We practice this skill in a class activity. This week, we did it Google Docs, as my institution was online for the first two weeks of the semester. First, students collaboratively read and commented on an example RFP (an old NIJ policing solicitation), identifying what they thought was important, and we had a discussion about that. I then presented the class with the five RFP options for this semester and created Zoom breakout rooms for each one, allowing students to self-select into the room for the RFP that most interested them. This worked well – because I had based the RFPs on their interests and tried to make sure everyone was covered, I ended up with an equal distribution of students across the rooms. Then, from their breakout rooms, they worked together to highlight and comment on their RFP text and brainstorm possible research questions.
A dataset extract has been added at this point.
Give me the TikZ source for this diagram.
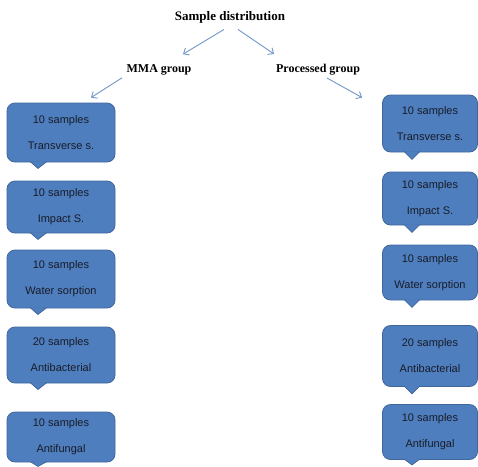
\documentclass[tikz,border=0pt]{standalone}
\usepackage{fontspec}
\setmainfont{Liberation Serif}
\setsansfont{Liberation Sans}
\usetikzlibrary{arrows.meta}
\definecolor{boxfill}{HTML}{4F7EBE}
\definecolor{boxedge}{HTML}{3F679C}
\definecolor{arrowblue}{HTML}{7097C6}
\definecolor{boxtext}{HTML}{171C28}

\tikzset{
  sbox/.style={draw=boxedge, fill=boxfill, line width=0.8pt, rounded corners=8pt,
    align=center, text=boxtext, inner sep=0pt,
    font=\sffamily\fontsize{11}{12}\selectfont},
  lbox/.style={sbox, minimum width=108pt},
  rbox/.style={sbox, minimum width=95pt},
  tip/.style={draw=boxedge, fill=boxfill, line width=0.8pt},
  grp/.style={font=\bfseries\fontsize{12}{12}\selectfont},
  arr/.style={draw=arrowblue, line width=0.9pt, -{Straight Barb[length=4.5pt,width=8pt]}}
}

\begin{document}
\begin{tikzpicture}[x=1pt,y=-1pt]
        \useasboundingbox (0,0) rectangle (478,466);

        % Draw headings
        \node[font=\bfseries\fontsize{13}{13}\selectfont] (title) at (230,17) {Sample distribution};
        \node[grp] (mma) at (159,70) {MMA group};
        \node[grp] (proc) at (318,70) {Processed group};

        % Draw MMA boxes
        \node[lbox, minimum height=59pt] (L1) at (61,132.5) {10 samples\\[14pt]Transverse s.};
        \node[lbox, minimum height=52pt] (L2) at (61,207) {10 samples\\[14pt]Impact S.};
        \node[lbox, minimum height=58pt] (L3) at (61,279) {10 samples\\[14pt]Water sorption};
        \node[lbox, minimum height=56pt] (L4) at (61,355) {20 samples\\[14pt]Antibacterial};
        \node[lbox, minimum height=50pt] (L5) at (61,437) {10 samples\\[14pt]Antifungal};

        % Draw processed boxes
        \node[rbox, minimum height=57pt] (R1) at (430,123.5) {10 samples\\[14pt]Transverse s.};
        \node[rbox, minimum height=53pt] (R2) at (430,198.5) {10 samples\\[14pt]Impact S.};
        \node[rbox, minimum height=55pt] (R3) at (430,272.5) {10 samples\\[14pt]Water sorption};
        \node[rbox, minimum height=61pt] (R4) at (430,356) {20 samples\\[14pt]Antibacterial};
        \node[rbox, minimum height=55pt] (R5) at (430,432) {10 samples\\[14pt]Antifungal};

        % Draw arrows
        \draw[arr] ([xshift=-6pt,yshift=-3pt]title.south) -- ([xshift=24pt,yshift=7pt]mma.north);
        \draw[arr] ([xshift=8pt,yshift=-3pt]title.south) -- ([xshift=-44pt,yshift=7pt]proc.north);
        \draw[arr] ([xshift=-37pt,yshift=1pt]mma.south) -- ([xshift=30pt,yshift=5pt]L1.north);
        \draw[arr] ([xshift=9pt,yshift=1pt]proc.south) -- ([xshift=-20pt,yshift=-3pt]R1.north west);

        % Draw pointers
        \filldraw[tip] ([xshift=-31pt,yshift=1pt]L1.south) -- ([xshift=-23pt,yshift=-6pt]L1.south) -- ([xshift=-14pt,yshift=1pt]L1.south);
        \filldraw[tip] ([xshift=-31pt,yshift=1pt]L2.south) -- ([xshift=-23pt,yshift=-6pt]L2.south) -- ([xshift=-14pt,yshift=1pt]L2.south);
        \filldraw[tip] ([xshift=-31pt,yshift=1pt]L3.south) -- ([xshift=-23pt,yshift=-6pt]L3.south) -- ([xshift=-14pt,yshift=1pt]L3.south);
        \filldraw[tip] ([xshift=-31pt,yshift=1pt]L4.south) -- ([xshift=-23pt,yshift=-6pt]L4.south) -- ([xshift=-14pt,yshift=1pt]L4.south);
        \filldraw[tip] ([xshift=-31pt,yshift=1pt]L5.south) -- ([xshift=-23pt,yshift=-4pt]L5.south) -- ([xshift=-14pt,yshift=1pt]L5.south);
        \filldraw[tip] ([xshift=-26pt,yshift=1pt]R1.south) -- ([xshift=-18pt,yshift=-7pt]R1.south) -- ([xshift=-10pt,yshift=1pt]R1.south);
        \filldraw[tip] ([xshift=-26pt,yshift=1pt]R2.south) -- ([xshift=-18pt,yshift=-7pt]R2.south) -- ([xshift=-10pt,yshift=1pt]R2.south);
        \filldraw[tip] ([xshift=-26pt,yshift=1pt]R3.south) -- ([xshift=-18pt,yshift=-7pt]R3.south) -- ([xshift=-10pt,yshift=1pt]R3.south);
        \filldraw[tip] ([xshift=-26pt,yshift=1pt]R4.south) -- ([xshift=-18pt,yshift=-7pt]R4.south) -- ([xshift=-10pt,yshift=1pt]R4.south);
        \filldraw[tip] ([xshift=-26pt,yshift=1pt]R5.south) -- ([xshift=-18pt,yshift=-5pt]R5.south) -- ([xshift=-10pt,yshift=1pt]R5.south);

        \end{tikzpicture}
\end{document}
The example and mock RFPs were all in the same Google Doc, allowing me to stay in the same Zoom room and respond to their comments and highlights in real time.
Finally, narrowing student choices down to these five mock RFPs helps to build community, because it creates groups of students that are working on similar topics. It avoids some of the difficulties of group work (like quibbling over grades) while still allowing opportunities throughout the semester for students to work in their RFP group and pool their efforts for finding literature, thinking about measurement, and other proposal-writing tasks. This helps students meet others with shared interests and get some non-instructor support from their peers.
Proposal-writing is a worthwhile skill for students to learn, but we can do more to show the real-world importance of things like close reading of solicitations and using research to meet social needs. I am pleased with how my approach is working out but of course see plenty of room for improvement! I would love to eventually make this a truly project-based class where they can really do research in our community and create products for local organizations. I would also love to eventually move to a more “ungraded” format. For now, however, there’s a pandemic on and there’s a lot on my plate, so I think that my current model strikes a good compromise between my ideal and what is possible for me at the moment. I hope that the shared resources are useful for you, and if you do end up trying something similar in your courses, I would love to hear about it!